Conference believes that the only response to this onslaught is to redouble our recruiting and organising efforts, bringing together the best of our tried and tested and our newer strategies. We must continue to emphasise the collective nature of our movement and our demands, but at the same time we must engage directly with individual members and potential members.

Conference welcomes the proven potential of our equality organising, including self-organisation, young members organisation and migrant workers networks, and of community campaigning. Amongst other benefits, these can bring a collective union identity to members in isolated and fragmented workplaces. For example, over the last twelve months, lesbian, gay, bisexual and transgender (LGBT) members have been staffing stalls at community events across the United Kingdom, engaging with existing members, encouraging activism and recruiting new members. Conference reaffirms its belief that “like recruits like”.

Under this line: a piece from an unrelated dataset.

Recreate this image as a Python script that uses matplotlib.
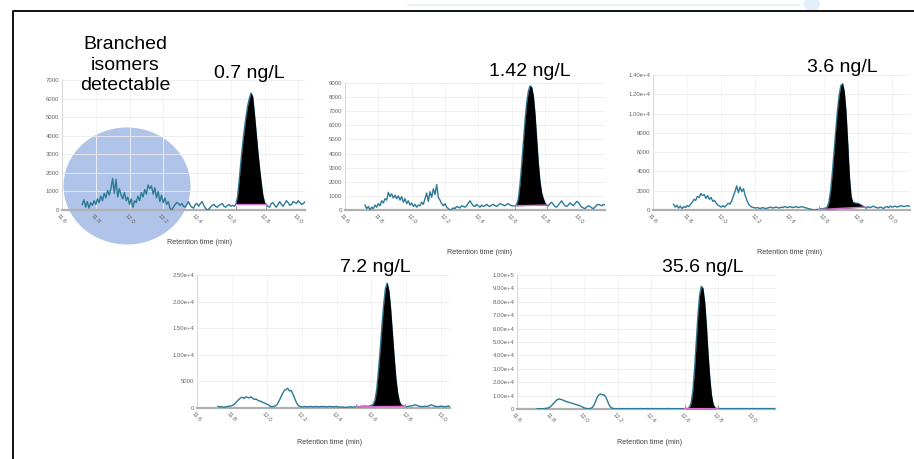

Conference acknowledges that one single way of spreading our messages will not reach all of our intended audiences. As workforces are increasingly fragmented and attacks on facility time bite, workplace union meetings are harder to organise and in some workplaces are non-existent. We need to engage with our members and potential members one to one, outside the workplace as well as in work, and online as well as face to face. We must continue and expand our use of the website, social media and other online tools, such as the UNISON app, Organising Space and Team UNISON – the online skills bank.

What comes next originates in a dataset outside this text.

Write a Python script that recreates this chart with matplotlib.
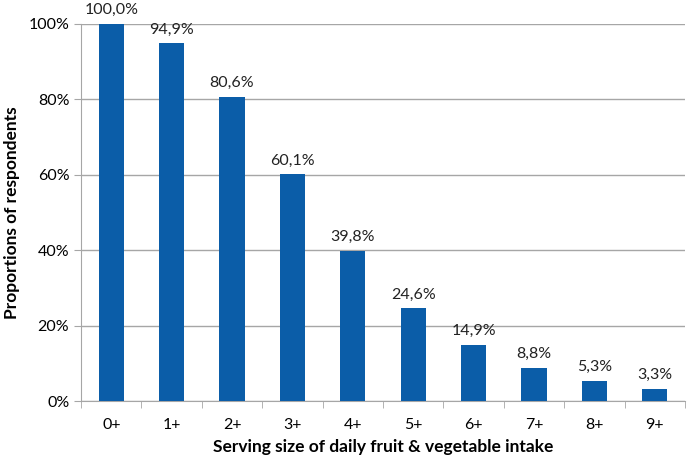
import matplotlib.pyplot as plt
import numpy as np

plt.rcParams['font.family'] = ['Lato', 'DejaVu Sans']

categories = ["0+", "1+", "2+", "3+", "4+", "5+", "6+", "7+", "8+", "9+"]
values = [100.0, 94.9, 80.6, 60.1, 39.8, 24.6, 14.9, 8.8, 5.3, 3.3]
value_labels = ["100,0%", "94,9%", "80,6%", "60,1%", "39,8%", "24,6%",
                "14,9%", "8,8%", "5,3%", "3,3%"]

fig = plt.figure(figsize=(6.87, 4.61), dpi=100)
ax = fig.add_axes([0.118, 0.130, 0.879, 0.818])

x = np.arange(len(categories))
bars = ax.bar(x, values, width=0.42, color="#0B5DA8", zorder=3)

for xi, v, lab in zip(x, values, value_labels):
    ax.text(xi, v + 1.8, lab, ha="center", va="bottom", fontsize=11.5, color="#222222")

ax.set_xlim(-0.5, len(categories) - 0.5)
ax.set_ylim(0, 100)
ax.set_yticks(np.arange(0, 101, 20))
ax.set_yticklabels([f"{t}%" for t in range(0, 101, 20)], fontsize=11.5)
ax.yaxis.grid(True, color="#A6A6A6", linewidth=1, zorder=0)

ax.set_xticks(x)
ax.set_xticklabels(categories, fontsize=11.5)
ax.set_xticks(np.arange(-0.5, len(categories), 1), minor=True)
ax.tick_params(axis="x", which="major", length=0, pad=12)
ax.tick_params(axis="x", which="minor", length=5, color="#A6A6A6")
ax.tick_params(axis="y", length=5, color="#A6A6A6")

for s in ["top", "right"]:
    ax.spines[s].set_visible(False)
for s in ["left", "bottom"]:
    ax.spines[s].set_color("#A6A6A6")

ax.set_xlabel("Serving size of daily fruit & vegetable intake", fontsize=12.5,
              fontweight="bold", labelpad=5)
ax.set_ylabel("Proportions of respondents", fontsize=12.5, fontweight="bold", labelpad=6)

fig.savefig("out.png", dpi=100)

However, conference notes that these can only be effective if members are signed up and using them, keeping their contact information up to date. Correct membership information is also crucial because hostile governments and employers seek to exploit out of date membership data to challenge the validity of industrial action ballots.

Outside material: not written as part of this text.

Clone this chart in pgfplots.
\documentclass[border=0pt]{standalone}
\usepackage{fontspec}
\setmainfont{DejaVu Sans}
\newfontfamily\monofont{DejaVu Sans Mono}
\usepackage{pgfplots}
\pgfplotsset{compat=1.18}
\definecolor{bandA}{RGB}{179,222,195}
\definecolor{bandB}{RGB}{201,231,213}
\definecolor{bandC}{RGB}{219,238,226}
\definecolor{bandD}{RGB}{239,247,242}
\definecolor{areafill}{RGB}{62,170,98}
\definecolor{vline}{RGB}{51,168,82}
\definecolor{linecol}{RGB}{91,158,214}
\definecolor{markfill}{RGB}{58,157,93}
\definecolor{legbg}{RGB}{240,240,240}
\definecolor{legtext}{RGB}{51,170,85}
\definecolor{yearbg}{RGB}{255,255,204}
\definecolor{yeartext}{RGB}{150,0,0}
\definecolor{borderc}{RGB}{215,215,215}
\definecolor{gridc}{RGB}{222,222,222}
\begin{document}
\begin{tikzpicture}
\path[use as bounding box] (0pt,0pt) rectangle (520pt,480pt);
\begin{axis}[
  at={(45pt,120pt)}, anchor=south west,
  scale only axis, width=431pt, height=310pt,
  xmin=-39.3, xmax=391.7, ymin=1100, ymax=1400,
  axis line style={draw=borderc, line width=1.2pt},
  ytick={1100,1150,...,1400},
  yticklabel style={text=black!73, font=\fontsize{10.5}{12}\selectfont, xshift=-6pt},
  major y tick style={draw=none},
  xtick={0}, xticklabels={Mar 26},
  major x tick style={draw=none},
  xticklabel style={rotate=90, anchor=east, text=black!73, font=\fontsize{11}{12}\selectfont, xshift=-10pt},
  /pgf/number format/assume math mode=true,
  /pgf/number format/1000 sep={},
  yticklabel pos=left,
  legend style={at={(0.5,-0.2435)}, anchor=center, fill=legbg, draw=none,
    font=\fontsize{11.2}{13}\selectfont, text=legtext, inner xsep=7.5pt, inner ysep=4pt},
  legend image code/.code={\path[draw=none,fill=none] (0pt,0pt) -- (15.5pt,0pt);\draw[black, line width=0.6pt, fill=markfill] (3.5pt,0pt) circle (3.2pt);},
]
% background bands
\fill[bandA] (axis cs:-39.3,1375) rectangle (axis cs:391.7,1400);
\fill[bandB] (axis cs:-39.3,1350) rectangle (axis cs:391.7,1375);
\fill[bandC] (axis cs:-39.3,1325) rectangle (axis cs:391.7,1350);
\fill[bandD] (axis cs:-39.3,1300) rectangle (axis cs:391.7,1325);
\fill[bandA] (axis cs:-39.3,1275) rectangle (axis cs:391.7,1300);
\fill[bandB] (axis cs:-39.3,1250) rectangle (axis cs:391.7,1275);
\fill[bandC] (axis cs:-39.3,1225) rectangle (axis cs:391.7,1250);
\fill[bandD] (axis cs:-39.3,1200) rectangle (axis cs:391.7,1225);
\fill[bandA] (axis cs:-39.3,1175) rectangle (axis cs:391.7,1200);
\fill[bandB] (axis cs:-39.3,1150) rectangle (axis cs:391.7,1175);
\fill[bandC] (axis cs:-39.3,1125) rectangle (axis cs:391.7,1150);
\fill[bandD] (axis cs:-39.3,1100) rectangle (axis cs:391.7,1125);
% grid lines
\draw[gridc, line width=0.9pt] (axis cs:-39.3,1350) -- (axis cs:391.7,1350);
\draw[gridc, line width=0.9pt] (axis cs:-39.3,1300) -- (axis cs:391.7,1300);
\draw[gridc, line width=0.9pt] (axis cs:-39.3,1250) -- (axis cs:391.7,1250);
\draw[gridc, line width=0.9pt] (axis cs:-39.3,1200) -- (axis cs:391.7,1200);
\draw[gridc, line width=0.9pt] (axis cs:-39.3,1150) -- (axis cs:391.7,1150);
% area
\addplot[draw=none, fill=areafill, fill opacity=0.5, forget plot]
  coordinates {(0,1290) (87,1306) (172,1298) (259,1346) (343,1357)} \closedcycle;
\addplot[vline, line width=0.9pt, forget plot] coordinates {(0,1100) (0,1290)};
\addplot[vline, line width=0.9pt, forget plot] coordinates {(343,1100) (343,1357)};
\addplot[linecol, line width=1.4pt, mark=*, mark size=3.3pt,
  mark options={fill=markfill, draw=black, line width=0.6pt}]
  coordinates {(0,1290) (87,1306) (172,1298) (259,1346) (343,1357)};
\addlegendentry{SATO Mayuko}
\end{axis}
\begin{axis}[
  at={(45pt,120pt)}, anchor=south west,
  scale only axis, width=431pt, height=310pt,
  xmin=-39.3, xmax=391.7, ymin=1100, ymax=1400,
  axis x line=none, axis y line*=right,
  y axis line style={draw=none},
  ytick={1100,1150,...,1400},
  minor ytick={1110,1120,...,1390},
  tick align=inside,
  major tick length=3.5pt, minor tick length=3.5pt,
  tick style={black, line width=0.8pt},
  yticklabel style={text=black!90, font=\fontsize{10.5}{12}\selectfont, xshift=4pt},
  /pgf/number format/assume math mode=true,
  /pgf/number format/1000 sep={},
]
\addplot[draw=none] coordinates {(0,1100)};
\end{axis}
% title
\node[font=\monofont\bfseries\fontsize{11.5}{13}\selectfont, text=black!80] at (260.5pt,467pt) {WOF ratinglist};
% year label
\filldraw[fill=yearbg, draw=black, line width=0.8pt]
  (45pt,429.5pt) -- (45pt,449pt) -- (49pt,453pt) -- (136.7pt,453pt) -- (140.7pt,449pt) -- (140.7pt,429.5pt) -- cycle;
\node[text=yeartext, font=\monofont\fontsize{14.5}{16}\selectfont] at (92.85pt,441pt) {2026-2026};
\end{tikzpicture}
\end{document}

Conference therefore welcomes the introduction and promotion of confidential sexual orientation and gender history monitoring on UNISON’s membership database, the RMS, via members’ personal point of access – My UNISON. While monitoring in isolation does not equal change, its introduction as part of UNISON’s well developed LGBT equality work sends a clear signal that the union takes its LGBT members and LGBT equality seriously. This builds on the anonymous monitoring of LGBT participation in UNISON structures, conferences and activities, such as training, that has been practiced for a number of years. This expansion of My UNISON can encourage members to update other fields on the database where data is incorrect or missing, including ethnic origin, contact details and subs information, protecting our union from hostile attacks.

Conference calls on the NEC to:

  1. Continue to advertise and promote engagement with My UNISON, encouraging members to update their personal information, including completing the new sexual orientation and gender history fields;
  2. Further develop the use of web-based tools to assist with our recruiting and organising objectives, including UNISON’s app, the Organising Space and the online skills bank, to engage new members and encourage existing members to become active;
  3. Publicise and promote examples of good practice in equality and community organising which have led to recruitment and engagement;
  4. Encourage branches, regions and service groups to involve self-organised and young members groups and migrant workers networks in developing and implementing recruitment and organising strategies.